Die Container an der Lilienstraße müssen demnächst abgebaut werden. (Foto: Toni Heigl)

Zudem verliert die Stadt Dachau demnächst bis zu 180 bestehende Plätze. Das Landratsamt muss die Notunterkunft in der Lilienstraße in der Nähe des MD-Geländes auflösen, weil die Container inzwischen zu alt und marode geworden sind. Die 100 Menschen müssen dann umziehen. Außerdem sollen bis zu 80 Menschen, die in Hotelzimmern in Dachau leben, demnächst anderweitig untergebracht werden. Als Russland die Ukraine vor zwei Jahren angriff, musste das Landratsamt schnell Plätze für Kriegsgeflüchtete schaffen. „Unter anderem wurden dann auch Zimmer in Hotels angemietet. Die Kosten für diese Nutzung sind jedoch sehr hoch, daher ist die Planung mittelfristig, wieder auf von uns errichtete Unterkünfte auszuweichen“, so das Landratsamt.

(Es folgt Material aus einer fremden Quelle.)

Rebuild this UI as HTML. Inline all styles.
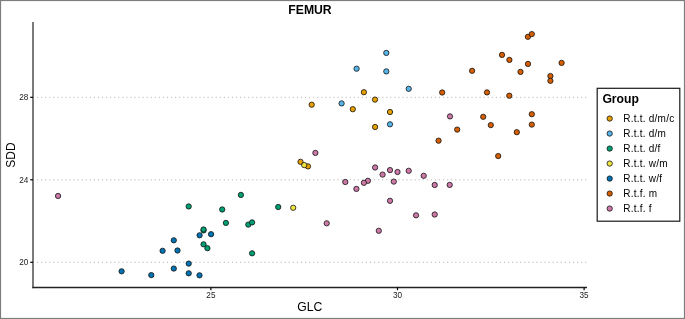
<!DOCTYPE html>
<html><head><meta charset="utf-8"><title>FEMUR</title>
<style>
html,body{margin:0;padding:0;background:#fff;}
svg{display:block;font-family:"Liberation Sans",Arial,Helvetica,sans-serif;}
.pt{stroke:#111;stroke-width:0.8}
.tk{font-size:8.2px;fill:#1a1a1a}
.lg{font-size:10px;letter-spacing:0.24px;fill:#000}
</style></head><body>
<svg width="685" height="319" viewBox="0 0 685 319">
<rect x="0" y="0" width="685" height="319" fill="#fff"/>

<line x1="37" y1="97.3" x2="587" y2="97.3" stroke="#b9b9b9" stroke-width="1" stroke-dasharray="1.2 2.86"/>
<line x1="37" y1="179.8" x2="587" y2="179.8" stroke="#b9b9b9" stroke-width="1" stroke-dasharray="1.2 2.86"/>
<line x1="37" y1="262.3" x2="587" y2="262.3" stroke="#b9b9b9" stroke-width="1" stroke-dasharray="1.2 2.86"/>
<g class="pt" fill="#E69F00">
<circle cx="311.7" cy="104.7" r="2.65"/>
<circle cx="352.8" cy="109.2" r="2.65"/>
<circle cx="363.9" cy="92.2" r="2.65"/>
<circle cx="375.0" cy="99.6" r="2.65"/>
<circle cx="390.0" cy="112.0" r="2.65"/>
<circle cx="375.1" cy="127.0" r="2.65"/>
<circle cx="300.5" cy="161.8" r="2.65"/>
<circle cx="308.0" cy="166.4" r="2.65"/>
</g>
<g class="pt" fill="#56B4E9">
<circle cx="386.3" cy="52.9" r="2.65"/>
<circle cx="356.6" cy="68.7" r="2.65"/>
<circle cx="386.3" cy="71.4" r="2.65"/>
<circle cx="408.7" cy="88.8" r="2.65"/>
<circle cx="341.6" cy="103.4" r="2.65"/>
<circle cx="390.0" cy="124.3" r="2.65"/>
</g>
<g class="pt" fill="#0072B2">
<circle cx="173.8" cy="240.3" r="2.65"/>
<circle cx="162.6" cy="250.8" r="2.65"/>
<circle cx="177.5" cy="250.5" r="2.65"/>
<circle cx="188.7" cy="263.6" r="2.65"/>
<circle cx="199.6" cy="235.3" r="2.65"/>
<circle cx="211.05" cy="234.2" r="2.65"/>
<circle cx="121.6" cy="271.3" r="2.65"/>
<circle cx="151.3" cy="275.1" r="2.65"/>
<circle cx="173.8" cy="268.55" r="2.65"/>
<circle cx="188.7" cy="273.3" r="2.65"/>
<circle cx="199.5" cy="275.3" r="2.65"/>
</g>
<g class="pt" fill="#009E73">
<circle cx="188.7" cy="206.45" r="2.65"/>
<circle cx="222.2" cy="209.5" r="2.65"/>
<circle cx="240.9" cy="194.9" r="2.65"/>
<circle cx="225.9" cy="222.9" r="2.65"/>
<circle cx="248.3" cy="224.6" r="2.65"/>
<circle cx="252.1" cy="222.4" r="2.65"/>
<circle cx="203.55" cy="230.4" r="2.65"/>
<circle cx="203.55" cy="229.5" r="2.65"/>
<circle cx="203.55" cy="244.3" r="2.65"/>
<circle cx="207.4" cy="248.2" r="2.65"/>
<circle cx="252.1" cy="253.3" r="2.65"/>
<circle cx="278.2" cy="207.0" r="2.65"/>
</g>
<g class="pt" fill="#F0E442">
<circle cx="293.2" cy="207.8" r="2.65"/>
<circle cx="304.2" cy="165.1" r="2.65"/>
</g>
<g class="pt" fill="#D55E00">
<circle cx="442.2" cy="92.5" r="2.65"/>
<circle cx="472.1" cy="70.8" r="2.65"/>
<circle cx="487" cy="92.4" r="2.65"/>
<circle cx="502" cy="54.9" r="2.65"/>
<circle cx="509.4" cy="59.9" r="2.65"/>
<circle cx="509.3" cy="95.7" r="2.65"/>
<circle cx="520.5" cy="71.9" r="2.65"/>
<circle cx="528" cy="63.9" r="2.65"/>
<circle cx="527.9" cy="36.8" r="2.65"/>
<circle cx="531.8" cy="34.1" r="2.65"/>
<circle cx="550.4" cy="76.05" r="2.65"/>
<circle cx="550.4" cy="80.8" r="2.65"/>
<circle cx="561.6" cy="62.9" r="2.65"/>
<circle cx="457.2" cy="129.6" r="2.65"/>
<circle cx="483.2" cy="116.8" r="2.65"/>
<circle cx="490.8" cy="125.1" r="2.65"/>
<circle cx="516.8" cy="132.2" r="2.65"/>
<circle cx="531.8" cy="114.2" r="2.65"/>
<circle cx="531.8" cy="124.6" r="2.65"/>
<circle cx="498.2" cy="156.05" r="2.65"/>
<circle cx="438.55" cy="140.7" r="2.65"/>
</g>
<g class="pt" fill="#CC79A7">
<circle cx="58.07" cy="195.96" r="2.65"/>
<circle cx="315.4" cy="152.9" r="2.65"/>
<circle cx="326.7" cy="223.3" r="2.65"/>
<circle cx="345.3" cy="182.0" r="2.65"/>
<circle cx="356.4" cy="188.9" r="2.65"/>
<circle cx="367.9" cy="180.8" r="2.65"/>
<circle cx="363.9" cy="182.8" r="2.65"/>
<circle cx="375.1" cy="167.5" r="2.65"/>
<circle cx="382.6" cy="174.6" r="2.65"/>
<circle cx="390.0" cy="170.1" r="2.65"/>
<circle cx="393.8" cy="181.6" r="2.65"/>
<circle cx="397.5" cy="172.0" r="2.65"/>
<circle cx="408.7" cy="170.8" r="2.65"/>
<circle cx="423.7" cy="175.8" r="2.65"/>
<circle cx="434.7" cy="185.0" r="2.65"/>
<circle cx="449.7" cy="184.9" r="2.65"/>
<circle cx="390.0" cy="200.8" r="2.65"/>
<circle cx="416.05" cy="215.3" r="2.65"/>
<circle cx="434.7" cy="214.5" r="2.65"/>
<circle cx="378.8" cy="230.8" r="2.65"/>
<circle cx="450.0" cy="116.4" r="2.65"/>
</g>
<line x1="33" y1="22" x2="33" y2="288.2" stroke="#000" stroke-width="1.04"/>
<line x1="32.4" y1="287.5" x2="587" y2="287.5" stroke="#222" stroke-width="1.4"/>
<line x1="30.2" y1="97.3" x2="33" y2="97.3" stroke="#000" stroke-width="1.2"/>
<text class="tk" x="28.4" y="100.2" text-anchor="end">28</text>
<line x1="30.2" y1="179.8" x2="33" y2="179.8" stroke="#000" stroke-width="1.2"/>
<text class="tk" x="28.4" y="182.70000000000002" text-anchor="end">24</text>
<line x1="30.2" y1="262.3" x2="33" y2="262.3" stroke="#000" stroke-width="1.2"/>
<text class="tk" x="28.4" y="265.2" text-anchor="end">20</text>
<line x1="210.9" y1="287.4" x2="210.9" y2="290.2" stroke="#000" stroke-width="1.2"/>
<text class="tk" x="210.9" y="298" text-anchor="middle">25</text>
<line x1="397.5" y1="287.4" x2="397.5" y2="290.2" stroke="#000" stroke-width="1.2"/>
<text class="tk" x="397.5" y="298" text-anchor="middle">30</text>
<line x1="584.1" y1="287.4" x2="584.1" y2="290.2" stroke="#000" stroke-width="1.2"/>
<text class="tk" x="584.1" y="298" text-anchor="middle">35</text>
<text x="310" y="14.4" text-anchor="middle" font-size="12.2" font-weight="bold" fill="#000">FEMUR</text>
<text x="309.9" y="310.6" text-anchor="middle" font-size="12.2" fill="#000">GLC</text>
<text transform="translate(14.8,155.1) rotate(-90)" text-anchor="middle" font-size="12" fill="#000">SDD</text>
<rect x="597.2" y="88.3" width="82.6" height="132.9" fill="#fff" stroke="#1a1a1a" stroke-width="1.2"/>
<text x="602.4" y="103.3" font-size="12.2" font-weight="bold" fill="#000">Group</text>
<circle class="pt" cx="609.7" cy="118.55" r="2.65" fill="#E69F00"/>
<text class="lg" x="623.2" y="122.25">R.t.t. d/m/c</text>
<circle class="pt" cx="609.7" cy="133.55" r="2.65" fill="#56B4E9"/>
<text class="lg" x="623.2" y="137.25">R.t.t. d/m</text>
<circle class="pt" cx="609.7" cy="148.55" r="2.65" fill="#009E73"/>
<text class="lg" x="623.2" y="152.25">R.t.t. d/f</text>
<circle class="pt" cx="609.7" cy="163.55" r="2.65" fill="#F0E442"/>
<text class="lg" x="623.2" y="167.25">R.t.t. w/m</text>
<circle class="pt" cx="609.7" cy="178.55" r="2.65" fill="#0072B2"/>
<text class="lg" x="623.2" y="182.25">R.t.t. w/f</text>
<circle class="pt" cx="609.7" cy="193.55" r="2.65" fill="#D55E00"/>
<text class="lg" x="623.2" y="197.25">R.t.f. m</text>
<circle class="pt" cx="609.7" cy="208.55" r="2.65" fill="#CC79A7"/>
<text class="lg" x="623.2" y="212.25">R.t.f. f</text>
<rect x="0" y="0" width="685" height="319" fill="none" stroke="#7d7d7d" stroke-width="2.2"/>
</svg></body></html>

Zwar ist für Anfang 2025 die Eröffnung einer Notunterkunft in der Kufsteiner Straße mit 186 Betten geplant. Doch wie Löwl sagte, wird Dachau selbst mit den 420 Plätzen in der neuen Containeranlage an der Alten Römerstraße noch unter der zu erfüllenden Quote liegen.

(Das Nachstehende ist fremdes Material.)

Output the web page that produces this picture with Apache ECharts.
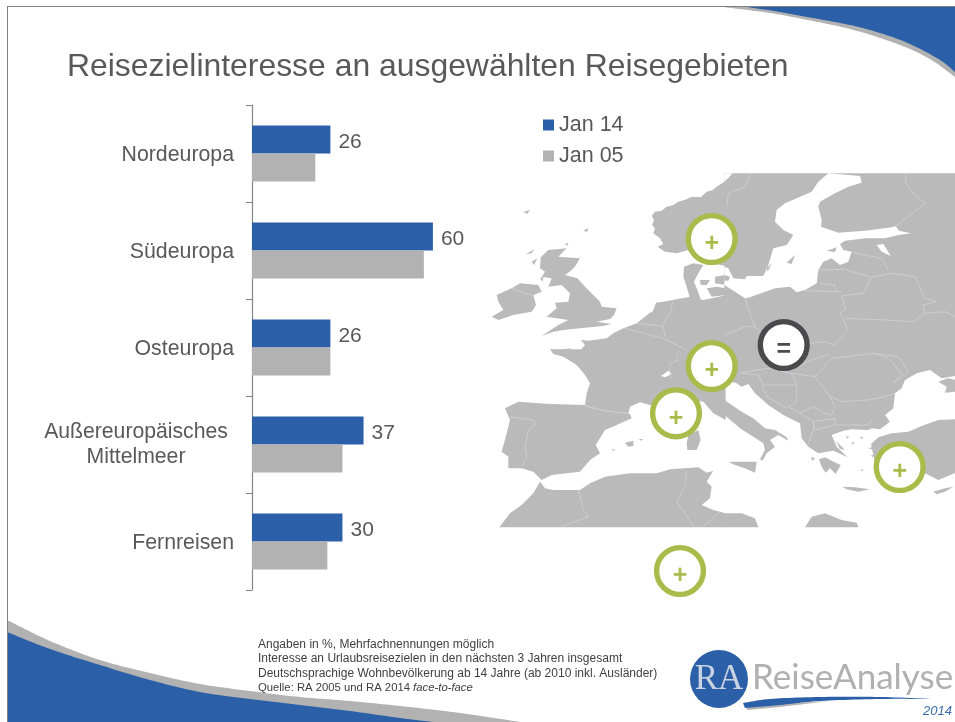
<!DOCTYPE html>
<html><head><meta charset="utf-8">
<style>html,body{margin:0;padding:0;background:#fff}#c{width:955px;height:722px}</style>
<script src="https://cdn.jsdelivr.net/npm/echarts@6/dist/echarts.min.js"></script>
</head><body><div id="c"></div>
<script>
const categories = ['Nordeuropa','Südeuropa','Osteuropa','Außereuropäisches Mittelmeer','Fernreisen'];
const jan14 = [26,60,26,37,30];
const jan05 = [21,57,26,30,25];
const seriesNames = ['Jan 14','Jan 05'];
const titleText = 'Reisezielinteresse an ausgewählten Reisegebieten';
const footnotes = ['Angaben in %, Mehrfachnennungen möglich','Interesse an Urlaubsreisezielen in den nächsten 3 Jahren insgesamt','Deutschsprachige Wohnbevölkerung ab 14 Jahre (ab 2010 inkl. Ausländer)'];

// decorative backdrop geometry (page art, not data): four map tiles, each in its own 3x coordinates
const MAP_TILES = [
 {x:490,y:170,
  land:[
   [[707,33],[680,50],[668,60],[650,65],[632,82],[605,80],[590,88],[565,95],[550,105],[530,110],[515,122],[495,125],[485,138],[492,150],[486,165],[495,175],[490,190],[510,205],[520,222],[503,230],[525,245],[560,250],[595,240],[620,270],[707,288]],
   [[582,290],[610,280],[640,285],[625,310],[612,335],[620,355],[632,388],[600,385],[590,350],[580,320]],
   [[630,330],[660,330],[650,345],[632,345]],[[675,320],[707,315],[707,345],[675,340]],[[650,355],[680,350],[707,355],[707,375],[665,380]],
   [[707,376],[640,390],[600,380],[560,388],[520,395],[498,398],[490,420],[478,430],[465,440],[440,460],[400,475],[370,490],[350,505],[295,512],[272,510],[285,525],[270,542],[707,542]],
   [[195,542],[240,535],[245,542]],
   [[152,262],[175,240],[230,235],[205,260],[270,265],[258,285],[245,300],[225,315],[262,325],[285,350],[300,365],[330,395],[335,410],[380,415],[372,435],[360,447],[320,455],[365,462],[340,468],[315,470],[270,475],[220,480],[190,485],[155,498],[205,465],[235,450],[200,445],[170,440],[200,415],[195,398],[235,395],[240,370],[215,345],[175,350],[185,325],[155,320],[165,305],[150,295]],
   [[20,375],[65,355],[90,340],[145,345],[155,365],[130,375],[138,405],[125,425],[70,435],[25,450],[5,440],[40,420],[25,395]],
   [[108,253],[132,238],[125,250]],[[125,275],[142,265],[132,285]],[[225,222],[235,218],[232,228]],[[100,125],[120,120],[112,132]],[[280,182],[295,174],[292,186]],[[150,325],[160,320],[158,335]]
  ],
  sea:[[[478,418],[492,408],[486,428]]],
  over:[],
  lines:[[[405,475],[460,490],[520,505],[560,525],[590,540]],[[440,460],[490,465],[520,470],[525,500]],[[548,395],[540,430],[515,470]],[[65,355],[105,370],[130,375]]]},
 {x:725,y:170,
  land:[[[-2,10],[692,10],[692,542],[-2,542]]],
  sea:[
   [[-2,10],[22,10],[12,22],[-2,35]],
   [[310,10],[405,18],[410,38],[370,50],[330,70],[285,95],[280,110],[290,150],[288,170],[340,188],[420,182],[500,172],[512,168],[522,182],[558,190],[520,195],[480,205],[420,205],[360,212],[345,222],[355,240],[380,245],[370,275],[345,285],[320,265],[295,275],[280,300],[275,340],[240,360],[215,367],[195,350],[150,355],[75,382],[60,385],[30,365],[-2,345],[-2,290],[10,295],[25,325],[60,328],[65,318],[115,318],[130,285],[145,235],[185,225],[205,195],[175,180],[150,155],[155,120],[180,100],[215,85],[260,65],[280,35]],
   [[455,225],[475,222],[497,258],[470,245]]
  ],
  over:[[[185,278],[210,255],[200,282]],[[305,242],[335,232],[330,246]],[[-2,315],[15,320],[10,332],[-2,332]],[[125,295],[140,280],[128,305]]],
  lines:[[[75,12],[60,50],[10,70],[5,110]],[[545,12],[540,35],[560,65],[600,100],[555,135],[510,170]],[[385,248],[470,265],[490,300]],[[280,300],[360,298],[440,322],[500,310],[570,320]],[[440,322],[415,370],[350,378]],[[240,362],[350,365]],[[285,340],[330,345],[330,362]],[[350,378],[362,420],[345,430],[370,480],[325,525]],[[360,445],[480,450],[565,455],[600,430],[660,425],[692,440]],[[570,320],[600,385],[635,395],[595,405],[600,430]],[[60,385],[75,430],[90,470]],[[0,495],[60,470],[90,470],[110,490]],[[250,520],[300,515],[325,525]]]},
 {x:490,y:350,
  land:[
   [[180,-2],[190,12],[220,20],[260,45],[285,75],[300,100],[290,130],[285,165],[340,182],[415,192],[420,170],[450,157],[490,168],[600,150],[640,155],[670,190],[707,210],[707,-2]],
   [[45,175],[85,155],[180,162],[285,165],[340,182],[420,192],[425,205],[380,225],[345,240],[317,285],[330,310],[300,330],[270,365],[185,375],[155,390],[130,365],[95,355],[55,355],[55,320],[35,305],[50,250],[60,210]],
   [[405,278],[430,272],[430,288],[415,290]],[[447,267],[460,267],[452,272]],[[365,298],[375,298],[370,303]],
   [[590,280],[595,255],[625,240],[632,270],[620,300],[592,300]],
   [[28,532],[60,490],[95,465],[130,430],[150,395],[165,415],[190,420],[270,420],[300,400],[345,380],[420,370],[500,370],[540,358],[625,352],[650,368],[670,362],[650,395],[665,410],[660,445],[635,465],[670,480],[707,490],[707,532]]
  ],
  sea:[[[512,78],[535,62],[545,72],[525,82]]],
  over:[],
  lines:[[[285,168],[340,182],[415,190]],[[55,200],[130,210],[135,225],[115,240],[105,290],[110,320],[95,350]],[[540,85],[540,40],[565,30]],[[565,0],[560,25]],[[265,420],[280,480],[295,500],[215,530]],[[590,365],[585,410],[560,455],[585,490],[610,530]],[[690,485],[640,530]]]},
 {x:725,y:350,
  land:[
   [[-2,-2],[692,-2],[692,78],[650,85],[615,60],[575,70],[540,90],[530,115],[510,130],[505,175],[480,195],[495,215],[465,238],[440,235],[430,240],[380,238],[355,242],[320,255],[335,290],[368,322],[325,302],[280,310],[250,290],[230,265],[225,220],[175,195],[130,165],[90,130],[70,102],[50,110],[35,100],[-2,90]],
   [[-2,150],[50,185],[85,205],[120,235],[150,240],[185,262],[190,272],[160,255],[135,270],[150,290],[125,310],[112,332],[105,328],[120,300],[115,280],[85,260],[45,235],[10,205],[-2,195]],
   [[282,328],[300,322],[335,340],[347,345],[332,372],[315,355],[302,368],[290,350]],
   [[10,335],[60,335],[95,335],[90,368],[60,355],[30,345]],
   [[640,95],[668,85],[692,90],[692,125],[660,128],[665,110]],
   [[692,208],[640,210],[590,228],[550,245],[500,250],[460,262],[438,282],[450,340],[600,370],[640,390],[692,368]],
   [[352,410],[390,412],[435,418],[400,425],[365,418]],
   [[625,425],[660,415],[685,410],[660,425],[635,433]],
   [[-2,490],[50,490],[90,505],[100,532],[-2,532]],
   [[240,532],[260,500],[300,490],[350,510],[395,518],[400,532]],
   [[430,295],[445,290],[450,300]],[[405,260],[415,262],[410,268]],[[362,260],[372,258],[368,266]],[[438,316],[448,314],[444,322]],[[258,320],[270,325],[262,332]],[[405,360],[415,358],[412,364]],[[378,278],[388,276],[384,284]],[[332,272],[360,300],[345,296]]
  ],
  sea:[],
  over:[],
  lines:[[[270,80],[320,25],[445,10],[520,20],[550,65],[505,100]],[[445,10],[490,25],[530,70],[505,100]],[[315,140],[350,155],[430,150],[480,140],[510,130]],[[270,80],[315,140],[330,170],[320,195]],[[45,68],[130,55],[200,70],[270,80]],[[45,68],[100,75],[115,105],[215,105],[200,70]],[[110,105],[125,140],[185,175],[215,155],[215,105]],[[190,170],[225,190],[265,170],[300,190],[320,195]],[[265,215],[330,205],[330,225],[270,240],[265,215]],[[330,225],[370,225],[430,225],[440,208]],[[225,190],[265,215],[265,240],[250,280]],[[200,60],[260,30],[310,15]]]}
];
const RINGS = [[711.7,239,'+'],[711.7,366,'+'],[676,413.3,'+'],[899.7,467,'+'],[680,571,'+'],[783.7,345,'=']];
const SWOOSH_BOTTOM = [[7,620],[50,641],[100,660],[150,673],[200,684],[250,691],[300,697],[350,701],[400,706],[460,713],[520,722]];
const BLUE_BOTTOM = [[7,632],[50,649],[100,665],[150,680],[200,692],[250,699],[300,705],[350,711],[400,718],[433,722]];
const SWOOSH_TOP = [[723,7],[770,13],[813,21],[850,29],[880,38],[910,49],[933,61],[955,77]];
const BLUE_TOP = [[747,7],[780,12],[813,18],[850,25],[880,33],[910,44],[940,60],[955,72]];
const LOGO_SWOOSH = [[743,703],[770,699],[820,697],[880,697],[933,699]];
const LOGO_SWOOSH_LOW = [[933,699],[880,699],[820,701],[780,705],[745,708]];
const LOGO_SHADOW = [[745,707],[780,704],[830,701],[780,707],[748,710]];

function curve(pts){ // Catmull-Rom densifier for the decorative swooshes
  const out=[];
  for(let i=0;i<pts.length-1;i++){
    const p0=pts[Math.max(i-1,0)],p1=pts[i],p2=pts[i+1],p3=pts[Math.min(i+2,pts.length-1)];
    for(let k=0;k<12;k++){const t=k/12,t2=t*t,t3=t2*t;
      out.push([0,1].map(a=>0.5*(2*p1[a]+(p2[a]-p0[a])*t+(2*p0[a]-5*p1[a]+4*p2[a]-p3[a])*t2+(3*p1[a]-p0[a]-3*p2[a]+p3[a])*t3)));}
  }
  out.push(pts[pts.length-1]);return out;
}

const FG = '#595959', F = '"Liberation Sans",Arial,sans-serif', BLUE='#2b5fa8', GREY='#b2b2b2', LANDC='#bababa';
const graphics = [];
const poly=(pts,fill,z)=>({type:'polygon',silent:true,z:z||0,shape:{points:pts},style:{fill}});
graphics.push(poly(curve(SWOOSH_BOTTOM).concat([[7,722]]),GREY));
graphics.push(poly(curve(BLUE_BOTTOM).concat([[7,722]]),BLUE));
graphics.push(poly(curve(SWOOSH_TOP).concat([[955,7]]),GREY));
graphics.push(poly(curve(BLUE_TOP).concat([[955,7]]),BLUE));
graphics.push({type:'line',silent:true,z:1,shape:{x1:7,y1:6.5,x2:955,y2:6.5},style:{stroke:'#808080',lineWidth:1}});
graphics.push({type:'line',silent:true,z:1,shape:{x1:7.5,y1:6,x2:7.5,y2:722},style:{stroke:'#808080',lineWidth:1}});
MAP_TILES.forEach(t=>{
  graphics.push({type:'group',x:t.x,y:t.y,scaleX:1/3,scaleY:1/3,silent:true,children:
    t.land.map(p=>poly(p,LANDC,0)).concat(t.sea.map(p=>poly(p,'#fff',0)),t.over.map(p=>poly(p,LANDC,0)))});
});
MAP_TILES.forEach(t=>{
  graphics.push({type:'group',x:t.x,y:t.y,scaleX:1/3,scaleY:1/3,silent:true,children:
    t.lines.map(p=>({type:'polyline',silent:true,z:1,shape:{points:p},style:{stroke:'#d2d2d2',lineWidth:2.4,fill:null}}))});
});
RINGS.forEach(([x,y,s])=>{
  const col = s==='='?'#4a4a4c':'#a9bb4b';
  graphics.push({type:'circle',silent:true,z:2,shape:{cx:x,cy:y,r:23.4},style:{fill:'#fff',stroke:col,lineWidth:5.4}});
  graphics.push({type:'text',silent:true,z:3,x:x,y:y+5.5,style:{text:s,fill:col,font:'bold 25px '+F,align:'center',verticalAlign:'middle'}});
});
footnotes.forEach((t,i)=>graphics.push({type:'text',silent:true,z:3,x:258,y:[644.5,659,673.5][i],style:{text:t,fill:'#404040',font:'12px '+F,verticalAlign:'middle'}}));
graphics.push({type:'text',silent:true,z:3,x:258,y:688,style:{rich:{i:{font:'italic 11.3px '+F,fill:'#404040'},n:{font:'11.3px '+F,fill:'#404040'}},text:'{n|Quelle: RA 2005 und RA 2014 }{i|face-to-face}',verticalAlign:'middle'}});
graphics.push({type:'circle',silent:true,z:2,shape:{cx:719,cy:679,r:29},style:{fill:BLUE}});
graphics.push({type:'text',silent:true,z:3,x:719,y:680,style:{text:'RA',fill:'#c9d3e2',font:'35px "Liberation Serif",serif',align:'center',verticalAlign:'middle'}});
graphics.push({type:'text',silent:true,z:3,x:752,y:678,style:{text:'ReiseAnalyse',fill:'#b0b0b0',font:'35px Lato,sans-serif',verticalAlign:'middle'}});
graphics.push(poly(LOGO_SHADOW,GREY,3));
graphics.push(poly(curve(LOGO_SWOOSH).concat(curve(LOGO_SWOOSH_LOW)),BLUE,3));
graphics.push({type:'text',silent:true,z:3,x:952,y:711,style:{text:'2014',fill:'#3d6da8',font:'italic 13px '+F,align:'right',verticalAlign:'middle'}});

const chart = echarts.init(document.getElementById('c'),null,{renderer:'canvas'});
chart.setOption({
  animation:false,
  backgroundColor:'#fff',
  title:{text:titleText,left:67,top:51,padding:0,textStyle:{fontFamily:F,fontWeight:'normal',fontSize:31.9,color:FG}},
  legend:{data:seriesNames,orient:'vertical',left:543,top:114,padding:0,itemWidth:11,itemHeight:11,itemGap:9,icon:'rect',selectedMode:false,
    textStyle:{fontFamily:F,fontSize:21.5,color:FG}},
  grid:{left:252,top:105,width:301.5,height:485,containLabel:false},
  xAxis:{type:'value',min:0,max:100,show:false},
  yAxis:{type:'category',data:categories,inverse:true,
    axisLine:{lineStyle:{color:'#868686',width:1.2}},
    axisTick:{show:true,length:6,alignWithLabel:false,lineStyle:{color:'#868686'}},
    axisLabel:{margin:18,interval:0,
      formatter:v=>{
        const p=v==='Außereuropäisches Mittelmeer'?['Außereuropäisches','Mittelmeer']:null;
        return p?p.map(s=>'{w|'+s+'}').join('\n'):'{s|'+v+'}';
      },
      rich:{s:{fontFamily:F,fontSize:21.3,color:FG,padding:[4,0,0,0]},w:{fontFamily:F,fontSize:21.2,color:FG,lineHeight:25,width:184,align:'center',padding:[1,6,0,0]}}}},
  series:[
    {name:seriesNames[0],type:'bar',data:jan14,barWidth:28,barGap:0,z:5,itemStyle:{color:BLUE},
      label:{show:true,position:'right',distance:8,offset:[0,2.5],fontFamily:F,fontSize:21,color:FG}},
    {name:seriesNames[1],type:'bar',data:jan05,barWidth:28,barGap:0,z:5,itemStyle:{color:GREY}}
  ],
  graphic:graphics
});
</script></body></html>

Die Stadträte stimmten dem Bau der Asylunterunterkunft mit großer Mehrheit zu. Der Beschluss war jedoch nur formeller Natur. Aus baurechtlichen Gründen hätte die Stadt die Unterkunft ohnehin nicht verhindern können. Nur die beiden AfD-Stadträte wollten dies nicht wahrhaben und votierten gegen die Unterkunft. „Wir können das große Asylheim verhindern oder verzögern“, meinte Markus Kellerer. Sowohl Oberbürgermeister Florian Hartmann (SPD) als auch Löwl widersprachen den Stadträten der teils rechtsextremen Partei vehement. Die Unterkunft sei vom Baurecht abgedeckt, sagte Hartmann. Sollte der Stadtrat diese ablehnen, „würde jedes Gericht diese Entscheidung aufheben“. Auch Löwl warnte davor, gegen den Bauantrag zu stimmen. Auf die Stadt könnte andernfalls eine Forderung nach Schadenersatz zukommen.